In emergency management, stakeholders are the project. People provide the expertise to build plans, people validate them through exercises, and people ultimately determine whether preparedness efforts succeed when tested in disaster response or recovery.
Stakeholder engagement is often listed as a project objective, but in practice it’s the measure of success. Done well, engagement builds trust, draws out the perspectives we need, and creates a sense of ownership that carries into operations. Done poorly, it leads to missed voices, wasted meetings, eroded trust, and, ultimately, plans that sit on a shelf when they’re needed most.
I’ve seen both sides of this. As a project manager, I’ve felt the pressure of needing the right people in the room and working to bring them in effectively.
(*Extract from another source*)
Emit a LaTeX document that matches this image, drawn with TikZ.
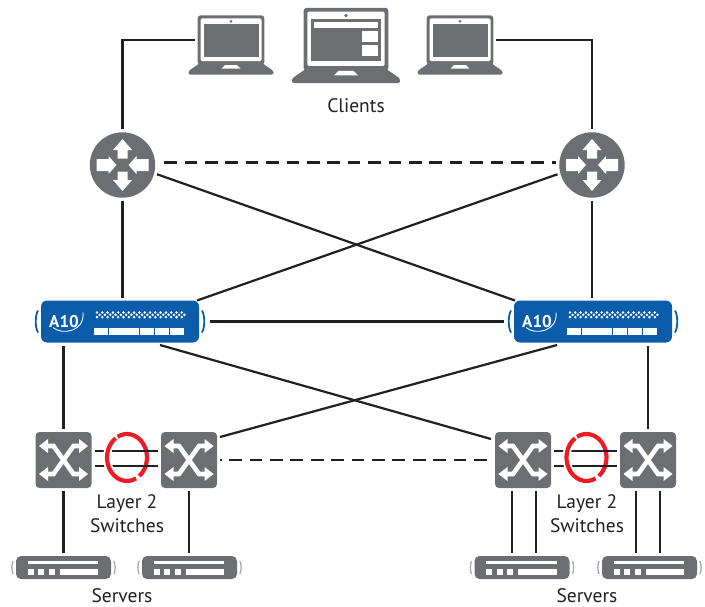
\documentclass[tikz,border=0pt]{standalone}
\usepackage{fontspec}
\setmainfont{PT Sans}
\usetikzlibrary{calc}
\definecolor{devgray}{HTML}{6D6E71}
\definecolor{bracketgray}{HTML}{A7A9AC}
\definecolor{a10blue}{HTML}{0B5CAB}
\definecolor{ringred}{HTML}{ED1C24}
\definecolor{inkdark}{HTML}{231F20}

\begin{document}
\begin{tikzpicture}[x=1pt,y=-1pt]
        \useasboundingbox (0,0) rectangle (705,606);
        \tikzstyle{every node}=[outer sep=3pt,inner sep=0pt]
        \tikzstyle{wire}=[draw=inkdark,line width=2.2pt]
        \tikzstyle{dashwire}=[wire,dash pattern=on 12.7pt off 7.7pt]
        \tikzstyle{caption}=[text=inkdark,outer sep=0pt,font=\fontsize{19.5}{24}\selectfont,align=center]
        \tikzstyle{laptop}=[rectangle,minimum width=#1*86pt,minimum height=#1*60pt,path picture={
          \begin{scope}[shift={(path picture bounding box.center)},x=#1pt,y=-#1pt]
            \fill[devgray,rounded corners=3pt] (-33.3,-29.7) rectangle (33.3,20);
            \fill[white,rounded corners=1.5pt] (-30.5,-26.7) rectangle (30.5,16);
            \fill[devgray] (-27.5,-21) rectangle (27.5,12);
            \fill[devgray] (0,-23.6) circle (1.5);
            \fill[devgray,rounded corners=1.5pt] (-31,18) -- (31,18) -- (42.5,26) -- (42.5,29.6) -- (-42.5,29.6) -- (-42.5,26) -- cycle;
            \fill[white] (-6,20) -- (6,20) -- (9.5,23.5) -- (-9.5,23.5) -- cycle;
          \end{scope}}]
        \tikzstyle{router}=[circle,minimum size=65.4pt,fill=devgray,path picture={
          \begin{scope}[shift={(path picture bounding box.center)}]
            \foreach \rot in {1,-1} {
              \begin{scope}[x=\rot pt,y=-\rot pt]
                \fill[white] (0,-26) -- (9.5,-15) -- (5,-15) -- (5,-6.5) -- (-5,-6.5) -- (-5,-15) -- (-9.5,-15) -- cycle;
                \fill[white] (-6,0) -- (-14,-9) -- (-14,-6) -- (-26,-6) -- (-26,6) -- (-14,6) -- (-14,9) -- cycle;
              \end{scope}
            }
          \end{scope}}]
        \tikzstyle{adc}=[rectangle,minimum width=173pt,minimum height=42pt,path picture={
          \begin{scope}[shift={(path picture bounding box.center)}]
            \fill[a10blue,rounded corners=6pt] (-79,-21) rectangle (79,21);
            \foreach \sx in {-1,1}
              \draw[a10blue,line width=1.8pt] (\sx*82,-11) .. controls (\sx*85,-6) and (\sx*85,6) .. (\sx*82,11);
            \foreach \dx in {0,...,16} {
              \fill[white] (-23+5.3*\dx,-10.4) -- ++(1.4,1.4) -- ++(-1.4,1.4) -- ++(-1.4,-1.4) -- cycle;
              \fill[white] (-23+5.3*\dx,-5.8) -- ++(1.4,1.4) -- ++(-1.4,1.4) -- ++(-1.4,-1.4) -- cycle;
              \fill[white] (-20.35+5.3*\dx,-8.1) -- ++(1.4,1.4) -- ++(-1.4,1.4) -- ++(-1.4,-1.4) -- cycle;
            }
            \foreach \dx in {0,...,5}
              \fill[white] (-26+15.2*\dx,6.5) rectangle ++(14.3,7);
            \draw[white,line width=0.9pt] (-67,6) .. controls (-58,14) and (-35,10) .. (-37,-9);
            \node[text=white,font=\fontsize{17}{17}\selectfont\bfseries] at (-56,0) {A10};
          \end{scope}}]
        \tikzstyle{switchbox}=[rectangle,minimum size=56pt,fill=devgray,rounded corners=4pt,path picture={
          \begin{scope}[shift={(path picture bounding box.center)},sharp corners]
            \foreach \sx/\sy in {1/1,1/-1,-1/1,-1/-1} {
              \begin{scope}[x=\sx pt,y=-\sy pt]
                \fill[white] (24.5,-14) -- (15.5,-21) -- (15.5,-7) -- cycle;
                \draw[white,line width=4.6pt] (16,-14) -- (10,-14) -- (0,0);
              \end{scope}
            }
          \end{scope}}]
        \tikzstyle{server}=[rectangle,minimum width=106pt,minimum height=23pt,path picture={
          \begin{scope}[shift={(path picture bounding box.center)}]
            \fill[devgray,rounded corners=5pt] (-47.5,-11.5) rectangle (47.5,11.5);
            \foreach \sx in {-1,1}
              \draw[bracketgray,line width=1.3pt] (\sx*50.5,-6.5) .. controls (\sx*52,-3) and (\sx*52,3) .. (\sx*50.5,6.5);
            \fill[white] (-36,-6.8) rectangle (34.5,-3.5);
            \foreach \dx in {-36,-25.5,-15}
              \fill[white] (\dx,1.5) rectangle ++(6,6);
            \fill[white] (-4,1.5) rectangle (34.5,7.5);
          \end{scope}}]
        % clients
        \node[laptop=1] (lapL) at (231,45) {};
        \node[laptop=1.27] (lapM) at (346,45.5) {};
        \node[laptop=1] (lapR) at (460,45) {};
        \begin{scope}[shift={(lapM.center)}]
          \fill[white] (-32,-23.5) rectangle (32,-17.5);
          \fill[white] (16,-14.5) rectangle (32,-3.5);
          \fill[white] (16,-0.5) rectangle (32,10.5);
        \end{scope}
        \node[caption] (lblClients) at (356,106) {Clients};
        % routers
        \node[router] (rtL) at (122.5,165) {};
        \node[router] (rtR) at (592,165) {};
        % load balancers
        \node[adc] (adcL) at (120,321.5) {};
        \node[adc] (adcR) at (593,321.5) {};
        % switches
        \node[switchbox] (swA) at (63.5,460) {};
        \node[switchbox] (swB) at (189,460) {};
        \node[switchbox] (swC) at (523,460) {};
        \node[switchbox] (swD) at (648,460) {};
        % servers
        \node[server] (srvA) at (63.5,567.5) {};
        \node[server] (srvB) at (189.5,567.5) {};
        \node[server] (srvC) at (522,567.5) {};
        \node[server] (srvD) at (649.5,567.5) {};
        \node[caption] (lblSwL) at (127,514) {Layer 2\\Switches};
        \node[caption] (lblSwR) at (587,514) {Layer 2\\Switches};
        \node[caption] (lblSrvL) at (122,595.5) {Servers};
        \node[caption] (lblSrvR) at (587,595.5) {Servers};
        % upper connectors
        \draw[wire] ([shift={(-36,-5)}]lapL.center) -| (rtL.north);
        \draw[wire] ([shift={(36,-5)}]lapR.center) -| (rtR.north);
        \draw[dashwire,dash phase=14.4pt] (rtL.4) -- (rtR.176);
        \draw[wire] (rtL.-15) -- ([shift={(-78,-21)}]adcR.center);
        \draw[wire] (rtR.195) -- ([shift={(77,-21)}]adcL.center);
        \draw[wire] (rtL.south) -- (rtL.south |- adcL.north);
        \draw[wire] (rtR.south) -- (rtR.south |- adcR.north);
        \draw[wire] (adcL.east) -- (adcR.west);
        % lower connectors
        \draw[wire] (adcL.south -| swA.north) -- (swA.north);
        \draw[wire] (adcR.south -| swD.north) -- (swD.north);
        \draw[wire] ([shift={(40,23.5)}]adcL.center) -- ([shift={(-32,-21)}]swC.center);
        \draw[wire] ([shift={(-36,23.5)}]adcR.center) -- ([shift={(31,-23)}]swB.center);
        \draw[dashwire,dash phase=11.2pt] (swB.east) -- (swC.west);
        % rings and switch pairs
        \foreach \ringx/\first/\second in {127/swA/swB,586.5/swC/swD} {
          \draw[ringred,line width=4.2pt] (\ringx,457.5) ++(52:20 and 23.5) arc (52:-118:20 and 23.5);
          \foreach \off in {-9,6}
            \draw[wire] ([shift={(0,\off)}]\first.east) -- ([shift={(0,\off)}]\second.west);
          \draw[white,line width=8pt] (\ringx,457.5) ++(100:20 and 23.5) arc (100:235:20 and 23.5);
          \draw[ringred,line width=4.2pt] (\ringx,457.5) ++(63:20 and 23.5) arc (63:235:20 and 23.5);
        }
        % switches to servers
        \draw[wire] (swA.south) -- (swA.south |- srvA.north);
        \draw[wire] (swB.south) -- (swB.south |- srvB.north);
        \foreach \off/\sw/\srv in {-11/swC/srvC,13/swC/srvC,-12/swD/srvD,12/swD/srvD}
          \draw[wire] ([xshift=\off pt]\sw.south) -- ([xshift=\off pt]\sw.south |- \srv.north);
      \end{tikzpicture}
\end{document}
As an executive, I’ve seen how much faster and smoother projects move when stakeholder outreach and engagement is planned well—and how quickly they stall when it isn’t.
That’s why we start every preparedness project by focusing on people. Before we dive into drafting an after-action report or designing an exercise, we lay the foundation: who needs to be involved, what role they play, and how we’ll keep them engaged. That groundwork sets the conditions for everything that follows.
Approach to Stakeholder Engagement During Kickoff
The kickoff phase is where the project team builds its foundation, and stakeholder engagement is a core part of that work. The goal at this stage isn’t to analyze every possible need or dive deep into individual perspectives—it’s to establish the framework that will guide engagement throughout the project.